Reading through the forum, I’ve seen other people with problems with very high CPU usage. I believe that may be the root cause of the over-heating. As suggested, I’ve turned off ALL Cloud Access in ALL shares and also Disabled Cloud Access totally. Supposedly this stops the incessent indexing.

What else can I do to stop the CPU from performing un-needed processing???

I’ve attached two screen shots of Dashboard status taken during a simple file copy from my desktop system to the PR4100.

  • #1 As you can see the CPU activity is going crazy with just a simple data copy to the PR4100 from my desktop system.
  • #2 System over heated 14 times here. Unfortunately I kept dismissing notifications prior to deciding to post this posting. I estimate overall there to have been around 50 notifications in total for this one copy (of course I also got an e-mail for each of these!!!).

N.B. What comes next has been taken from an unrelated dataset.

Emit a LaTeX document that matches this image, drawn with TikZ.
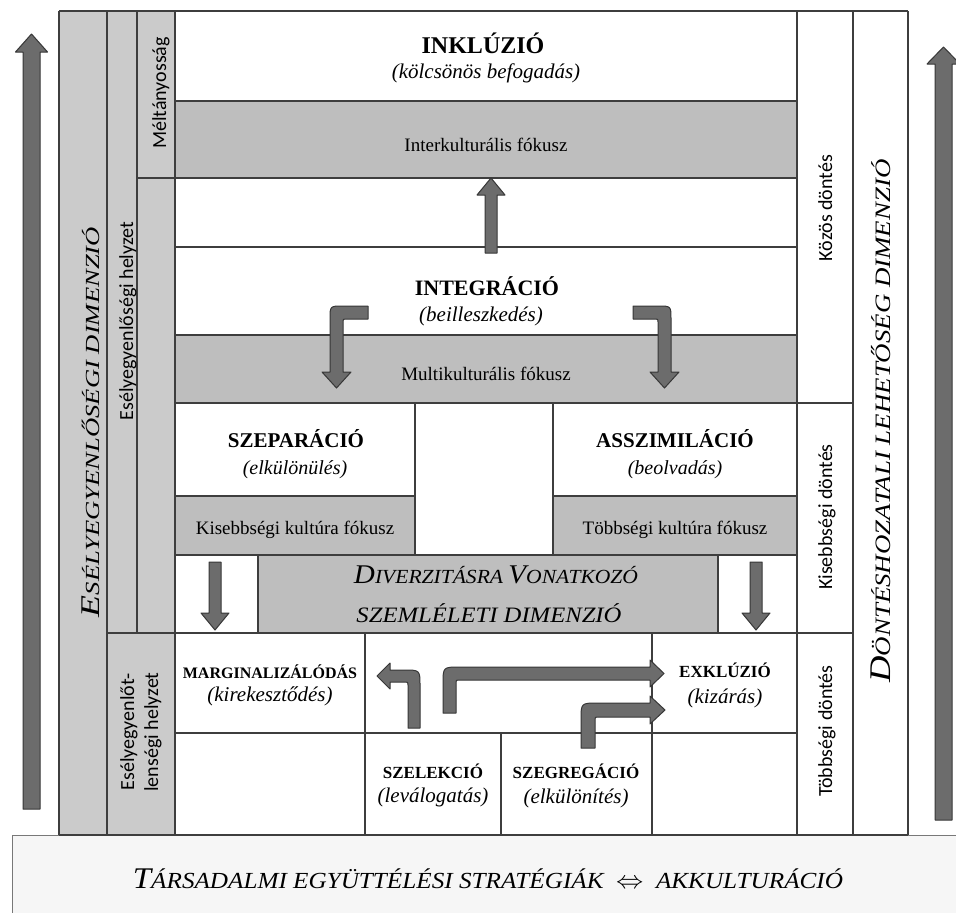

In this example, when I started the copy, the fan went from off to jet engine loud in about 20 seconds from the start of the copy (with about 7 immediate overheating notifications in that 20 second time frame). Even during the copy when the fan was still running (at a more reasonable speed) the over-heating notifications kept coming in.

As I stated at the started this post, this overheating DID NOT HAPPEN prior to the OS 5 update. So I don’t need the usual wisdom of moving the server to another cooler spot, etc. That’s not the problem.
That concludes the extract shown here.